The federal judge said Maxwell's charges came with a presumption of detention before trial and said Maxwell's resources and foreign ties as reason not to release her on bail.

Nathan said proof of Maxwell's ties to the United States was strengthened by letters from family and friends, including a husband whose identity was not revealed in court papers.

"By and large, the arguments presented either were made at the initial bail hearing or could have been made then," Nathan wrote.

"In any event, the new information provided in the renewed application only solidifies the courts view that the defendant plainly poses a risk of flight and that no combination of conditions can ensure her appearance."

Prince Andrew accuser Virginia Giuffre hailed the news that Maxwell lost her bail bid and she said jail was "where she belongs".

Jeffrey Epstein's "sex slave" also praised the "amazing survivors" who have shown "what bravery looks like" in the face of what she called "wealthy tyranny".

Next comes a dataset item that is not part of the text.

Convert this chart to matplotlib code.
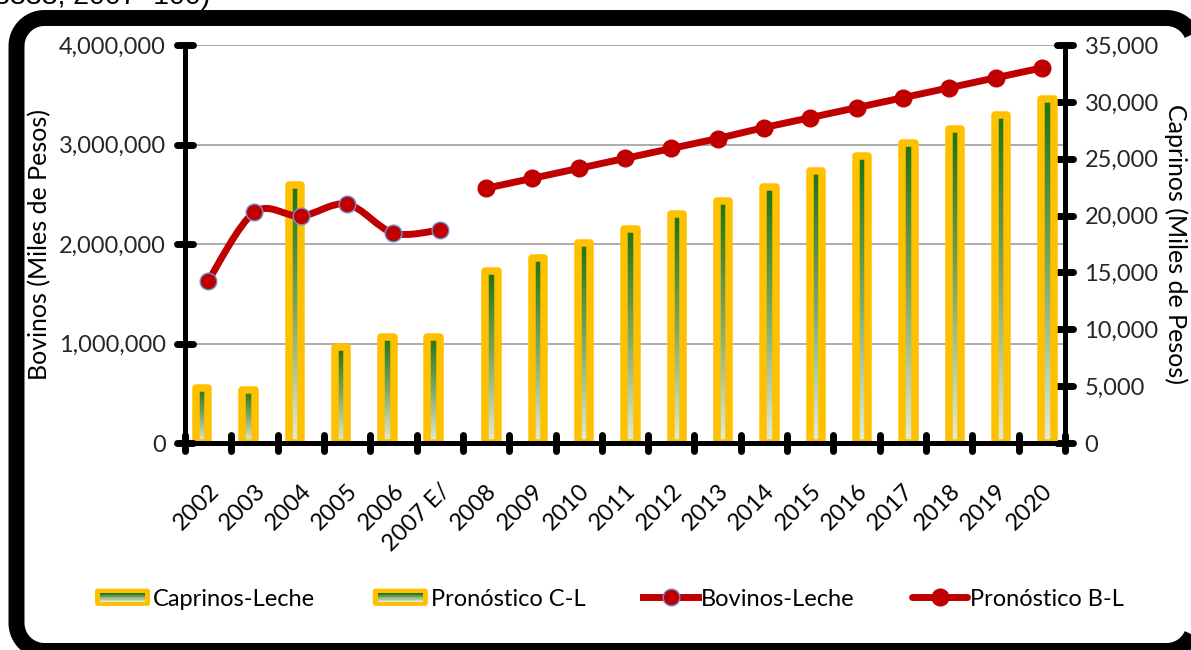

Giuffre – formerly Virginia Roberts – took to Twitter to say she was pleased the former Brit socialite was being "kept under lock & key, where she belongs".

Giuffre, now 36, claims he had sex with the Prince three times when she was 17, however the under-pressure royal, 60, has vehemently denied her allegations.

She has also long claimed Epstein – who killed himself while in jail in August 2019 – trafficked her to several powerful men.